When a pipeline becomes active, a dataset is automatically created in the Data Vault. Each task in the pipeline becomes a row in the dataset, with columns corresponding to the form fields defined in the pipeline's nodes.

These datasets update in real time — as tasks progress through the pipeline, the dataset content reflects their current state, including task status (pending, in progress, finished, etc.).

If a pipeline-backed dataset is deleted and the pipeline later becomes active again, a new dataset is automatically created to ensure data collection continues.

Dataset detail page

Click on any dataset to open its detail page. The page has four tabs:

  • Overview — summary statistics (row count, column count, dates), source information, and pipeline link for pipeline-backed datasets.
  • Dataset Content — paginated data table showing all rows and fields.
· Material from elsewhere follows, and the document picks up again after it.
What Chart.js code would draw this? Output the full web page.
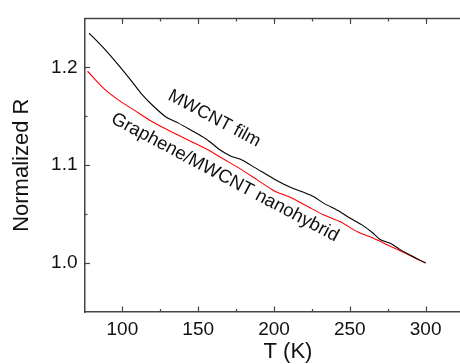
<!DOCTYPE html>
<html>
<head>
<meta charset="utf-8">
<script src="https://cdn.jsdelivr.net/npm/chart.js@4.4.0/dist/chart.umd.min.js"></script>
<style>
  html, body { margin: 0; padding: 0; background: #fff; overflow: hidden; }
  #wrap { width: 464px; height: 364px; }
</style>
</head>
<body>
<div id="wrap"><canvas id="c" width="464" height="364"></canvas></div>
<script>
// MWCNT film (black)
const tempFilm = [78, 88, 97, 105, 112, 120, 129, 137, 145, 155, 165, 172, 178, 188, 200, 210, 220, 226, 233, 243, 250, 258, 265, 270, 277, 283, 290, 300];
const rFilm    = [1.235, 1.219, 1.203, 1.188, 1.174, 1.161, 1.149, 1.143, 1.136, 1.127, 1.115, 1.109, 1.106, 1.097, 1.086, 1.078, 1.072, 1.068, 1.061, 1.053, 1.046, 1.039, 1.031, 1.024, 1.020, 1.014, 1.008, 1.000];

// Graphene/MWCNT nanohybrid (red)
const tempHybrid = [77, 88, 98, 108, 118, 130, 143, 156, 167, 178, 189, 200, 211, 222, 233, 244, 255, 266, 277, 288, 300];
const rHybrid    = [1.196, 1.178, 1.166, 1.156, 1.146, 1.136, 1.126, 1.116, 1.106, 1.096, 1.085, 1.074, 1.067, 1.058, 1.049, 1.042, 1.032, 1.025, 1.017, 1.009, 1.000];

const xTicks = [100, 150, 200, 250, 300];
const xMinor = [125, 175, 225, 275];
const yTicks = [1.0, 1.1, 1.2];
const yMinor = [1.05, 1.15];

const AXIS = '#444';
const TXT = '#111';
const FONT = "'Liberation Sans', Arial, sans-serif";

// inward tick marks, top border, curve labels and x title
const decoPlugin = {
  id: 'deco',
  afterDraw(chart) {
    const { ctx, chartArea: a, scales: { x, y } } = chart;
    ctx.save();
    ctx.strokeStyle = AXIS;
    ctx.lineWidth = 1.5;
    ctx.beginPath();
    ctx.moveTo(a.left, a.top);
    ctx.lineTo(a.right, a.top);
    ctx.stroke();

    ctx.lineWidth = 1.2;
    const xMark = (vals, len) => vals.forEach(v => {
      const px = Math.round(x.getPixelForValue(v)) + 0.5;
      ctx.beginPath();
      ctx.moveTo(px, a.bottom); ctx.lineTo(px, a.bottom - len);
      ctx.moveTo(px, a.top); ctx.lineTo(px, a.top + len);
      ctx.stroke();
    });
    const yMark = (vals, len) => vals.forEach(v => {
      const py = Math.round(y.getPixelForValue(v)) + 0.5;
      ctx.beginPath();
      ctx.moveTo(a.left, py); ctx.lineTo(a.left + len, py);
      ctx.stroke();
    });
    xMark(xTicks, 5.5); xMark(xMinor, 3);
    yMark(yTicks, 5.5); yMark(yMinor, 3);

    ctx.fillStyle = TXT;
    ctx.font = '22px ' + FONT;
    ctx.textAlign = 'center';
    ctx.textBaseline = 'middle';
    ctx.fillText('T (K)', 288, 352);

    const rotText = (txt, cx, cy, deg, size) => {
      ctx.save();
      ctx.translate(cx, cy);
      ctx.rotate(deg * Math.PI / 180);
      ctx.font = size + 'px ' + FONT;
      ctx.textAlign = 'center';
      ctx.textBaseline = 'alphabetic';
      ctx.fillText(txt, 0, 0);
      ctx.restore();
    };
    rotText('MWCNT film', 212, 123, 28, 18);
    rotText('Graphene/MWCNT nanohybrid', 222.5, 182, 28, 18.5);
    ctx.restore();
  }
};

new Chart(document.getElementById('c'), {
  type: 'line',
  data: {
    datasets: [
      {
        label: 'MWCNT film',
        data: tempFilm.map((t, i) => ({ x: t, y: rFilm[i] })),
        borderColor: '#000',
        borderWidth: 1.1,
        pointRadius: 0,
        tension: 0.25
      },
      {
        label: 'Graphene/MWCNT nanohybrid',
        data: tempHybrid.map((t, i) => ({ x: t, y: rHybrid[i] })),
        borderColor: '#ff0000',
        borderWidth: 1.1,
        pointRadius: 0,
        tension: 0.3
      }
    ]
  },
  options: {
    responsive: false,
    animation: false,
    devicePixelRatio: 1,
    layout: { padding: { top: 13.5, right: 0.5, left: 0, bottom: 0 } },
    plugins: { legend: { display: false }, tooltip: { enabled: false } },
    scales: {
      x: {
        type: 'linear',
        min: 75,
        max: 325,
        afterBuildTicks: s => { s.ticks = xTicks.map(v => ({ value: v })); },
        afterFit: s => { s.height = 52; },
        grid: { display: false, drawTicks: false },
        border: { display: true, color: AXIS, width: 1.5 },
        ticks: { padding: 6, color: TXT, font: { family: FONT, size: 19 }, maxRotation: 0 }
      },
      y: {
        min: 0.95,
        max: 1.25,
        afterBuildTicks: s => { s.ticks = yTicks.map(v => ({ value: v })); },
        afterFit: s => { s.width = 84.5; },
        grid: { display: false, drawTicks: false },
        border: { display: true, color: AXIS, width: 1.5 },
        ticks: { padding: 7, color: TXT, font: { family: FONT, size: 19 }, callback: v => v.toFixed(1) },
        title: { display: true, text: 'Normalized R', color: TXT, font: { family: FONT, size: 22 }, padding: { top: 9, bottom: 0 } }
      }
    }
  },
  plugins: [decoPlugin]
});
</script>
</body>
</html>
Supports column visibility controls and text wrapping toggle.
  • Analytics — evaluation field analytics, contributor breakdowns, and inter-rater agreement metrics (pipeline datasets only).
  • Studio — interactive charting and exploration workspace (pipeline datasets only). See Analytics Studio.

The toolbar at the top of the detail page includes:

  • Share — create a share link (pipeline datasets only). See Sharing.
  • Export — download the dataset. See Exporting Data.
  • Archive / Unarchive — toggle the archived state (not available for datasets with "collecting" status).
  • Delete — permanently delete the dataset (not available for datasets with "collecting" status).

Managing datasets

Archiving

Archive a dataset to hide it from the default Data Vault listing. Archived datasets are not deleted — they can be restored at any time using Unarchive. Datasets with "collecting" status (i.e., their pipeline is active) cannot be archived.

If a pipeline becomes active and its dataset was previously archived, the dataset is automatically un-archived.

Deleting

Deleting a dataset is permanent. The confirmation dialog warns that the action cannot be undone. If the associated pipeline later becomes active, a new (empty) dataset will be created automatically.

Datasets with "collecting" status cannot be deleted — pause or complete the pipeline first.

Renaming

Imported datasets can be renamed by clicking the dataset title on the detail page. Pipeline-backed datasets inherit their name from the pipeline and cannot be renamed directly.